Total Time 45 minutes
Calories 220 kcal

Ingredients
  

  • 3 cups vegetable broth
  • 1 cup coarsely chopped onion
  • ¾ cup chopped carrot
  • 4 cloves garlic minced
  • 1 teaspoon dried oregano
  • ¾ teaspoon salt
  • 1 large sweet potato diced
  • 1 bunch lacinato kale stemmed and chopped (about 8 cups)
  • 1 tablespoon lemon juice
  • 3 tablespoons extra-virgin olive oil
  • 2 tablespoons coconut cream
  • Fresh basil leaves torn if large
  • 6 lemon wedges optional

Instructions
 

  • In a large pot, heat 1 tablespoon of olive oil over medium heat. Add the onion and carrot, and sauté until softened, about 5-7 minutes.
  • Stir in the garlic, oregano, and salt, and cook for another minute until fragrant.
  • Add the vegetable broth and diced sweet potato to the pot.

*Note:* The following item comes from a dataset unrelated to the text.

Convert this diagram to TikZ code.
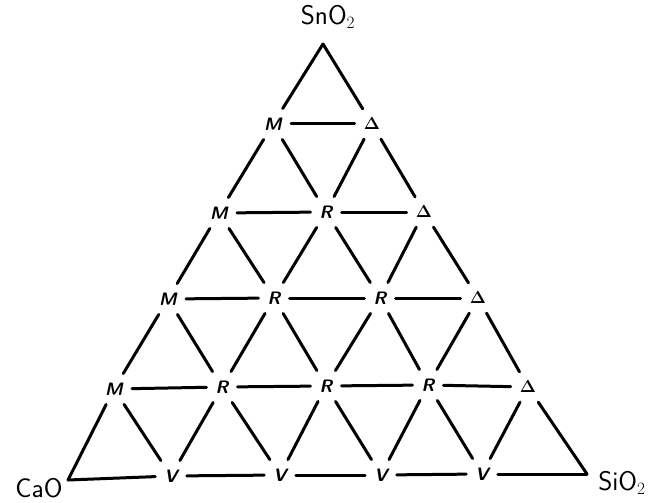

Bring the mixture to a boil, then reduce to a simmer, cooking until the sweet potatoes are tender, about 10-12 minutes.
  • Stir in the kale and cook for an additional 5 minutes until wilted.
  • Once the kale is tender, stir in the lemon juice, remaining olive oil, and coconut cream to thicken the soup and enhance the richness.
  • Taste and adjust seasoning if necessary, adding more salt or lemon juice to balance the flavors.
  • Serve hot, garnished with fresh basil leaves and optional lemon wedges on the side.